Sexual harassment in the workplace is worryingly common, and I advise upon it routinely in my practice. Claimants are subjected to mistreatment by senior managers who still have a lot to learn about acceptable workplace conduct following the #MeToo movement. The insurance industry in particular has been plagued by sexism scandals as a result of its male-dominated demographic.
Contrary to what some might believe, such mistreatment is also not exclusively targeted at junior employees, with Aviva’s chief executive Amanda Blanc having noted that her experiences of sexism worsened the more senior she has become. The comments made towards the claimant in Swiss Re demonstrate the way women’s assertiveness or powerful position can be used against them.
One must question whether this is (wilful) ignorance, as was pleaded in the Swiss Re case, or calculated behaviour by high-level executives who believe they are untouchable in light of the historical lack of cases brought against them. Sadly, this sort of belief is often borne out by reality, and this case therefore represents a step in the right direction in holding executives to account for their behaviour.
For many victims of harassment and discrimination, going to court is an unrealistic and unattractive prospect
The calculation of damages is particularly relevant, as the employment judges have recognised and compensated the claimant for potentially long-running financial losses. These judges not only possess a shrewd appreciation for the nature of the financial services industry, which has eyes and ears everywhere, but are also prepared to make inferences as evidence may be scant and well-hidden. Had the claimant in this case simply left the company with a settlement, stories about her being “unable to take a joke” would have spread, making it difficult for her to find commensurate alternative employment, potentially forever.
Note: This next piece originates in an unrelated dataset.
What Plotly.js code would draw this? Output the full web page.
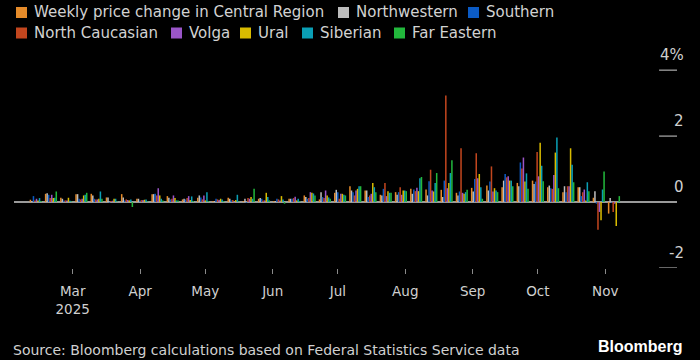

While it is not uncommon to find non-badmouthing clauses in settlement agreements, policing these is almost impossible given how hard it is to prove what has been said quietly between friends.
While the Swiss Re case may not change the reality that, for many victims of harassment and discrimination, going to court is an unrealistic and unattractive prospect, it reinforces the fact that such conduct is not and never will be acceptable, suggesting that the traditional “boys’ club” culture which is arguably ubiquitous in the financial services industry will no longer be tolerated as easily it once was.